Using the XGBLL model, and based on the TOA data obtained from Gaofen-6, the daily average PM_2.5 concentrations for the Kathmandu region were derived. The different scenarios for the Kathmandu region are shown in Figure 6. As Figure 6 shows, there is a good air quality in Kathmandu on 2 November 2022, with the PM_2.5 concentrations was low in most parts of the city (Figure 6a1,a2). However, there is a severe pollution on 21 December 2022, with the PM_2.5 concentrations were high in the city center, ranging from 90–100 μg/m³ (Figure 6b1,b2). The results showed that the high spatial resolution PM_2.5 concentration accurately reflected the distribution of PM_2.5 values in Kathmandu.

4.3. Fusion of the Nepal PM_2.5 Dataset

The PM_2.5 predictions from different satellites were averaged to generate the final prediction. Figure 7 shows the PM_2.5 estimation results from various satellites in Nepal for February 2020, as well as the final fused result, we can find almost full coverage of PM_2.5 values in February 2020 (Figure 7d).

4.4. Nepal PM_2.5 Dataset Evaluation

To ensure accuracy, the dataset was validated using only data collected from real PM_2.5 measurement stations and monthly average data selected from ground-level PM_2.5 stations with at least 20 days of valid data. A total of 15 monthly average PM_2.5 points for 2020 were selected to validate the dataset. The XGBLL model constructed in this study had an R² of 0.80, an RMSE of 12.56, and an MAE of 8.69.

Van Donkelaar created the V5GL03 global PM_2.5 dataset [46]. The dataset combines AOD from the MODIS, MISR, and SeaWIFS satellites with the GEOS-Chem chemical transport model. It then undergoes calibration using geographically weighted regression to improve the accuracy of its estimates. As shown in

Table 4. The validation results of different PM_2.5 dataset.

Dataset	R2	RMSE	MAE
V5GL03	0.75	18.00	14.06
This study	0.80	12.56	8.69

, the accuracy of the V5GL03 dataset in Nepal is as follows: R² = 0.75, RMSE = 18.00, and MAE = 14.06. In contrast, the dataset produced in this paper has the following accuracy for Nepal: R² = 0.80, RMSE = 12.56, and MAE = 8.69. The dataset generated in this paper exhibits a significant improvement in accuracy for Nepal compared to the V5GL03 dataset.

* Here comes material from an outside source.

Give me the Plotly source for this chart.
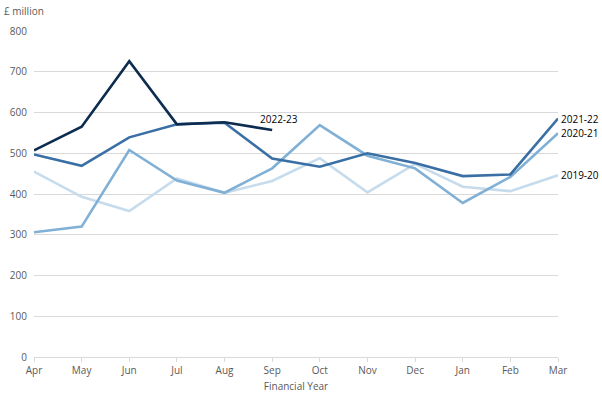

Figure 8 shows the monthly average PM_2.5 concentrations from V5GL03 and the datasets in the present study. The PM_2.5 predictions from the XGBLL model offer higher resolution and clearer textural features, enabling a more detailed representation of PM_2.5 distributions.

4.5. Spatiotemporal Distribution of PM_2.5 Values in Nepal

Based on the monthly PM_2.5 dataset developed for Nepal in 2020, this study analyzed the spatiotemporal variation of PM_2.5 in Nepal at different temporal scales.

Figure 9 illustrates the temporal variations of PM_2.5 concentrations on a monthly scale. Notably, during 2020, PM_2.5 pollution in Nepal exhibited distinct fluctuations. Specifically, from January to April, the PM_2.5 values ranged between 25 and 35 μg/m³. After April, a discernible decline in PM_2.5 values occurred and continued until July. Then, the PM_2.5 values began to increase gradually.

Figure 10 illustrates the spatial distributions of seasonal average PM_2.5 concentrations across Nepal in 2020. It is worth noting that the northern regions of Nepal, characterized by high altitudes and a sparse population, experienced high air quality, resulting in minimal variation in PM_2.5 concentrations throughout the year. In contrast, the central and southern regions of Nepal, characterized by hosting the majority of the country’s population, exhibited a distinct two-season pattern. During the spring and winter, which is the dry season in Nepal, PM_2.5 concentrations were high. Subsequently, with the onset of the rainy season, which spans the summer and autumn months, PM_2.5 pollution significantly decreased.

The spatial distribution of the annual average PM_2.5 concentration in Nepal is presented in Figure 11. It can be observed that the northern areas exhibit lower PM_2.5 concentrations, and PM_2.5 values increased from north to south. The capital city of Kathmandu experienced higher PM_2.5 values.

5. Conclusions

This study developed a XGBLL model to estimate the PM_2.5 concentration in Nepal. The training dataset was extended by introducing AQI data. Various models were fine-tuned using Bayesian optimization to improve performance. We produced daily averaged Nepal PM_2.5 concentration data from Gaofen-1, Gaofen-6 and Landsat-8, and analyzed the distribution of PM_2.5 concentration in Kathmandu under different pollution scenarios. In addition, the integration of Gaofen-1/6 WFV and Landsat-8/9 OLI TOA data greatly extended the spatial coverage of PM_2.5 predictions. The results showed that the XGBLL model achieved higher model accuracies, with an R² of 0.80, an RMSE of 12.56, and an MAE of 8.69. These results outperform the individual models and provide valuable insights for further research in the field of PM_2.5 estimation using TOA data, as well as PM_2.5 estimation using Gaofen data.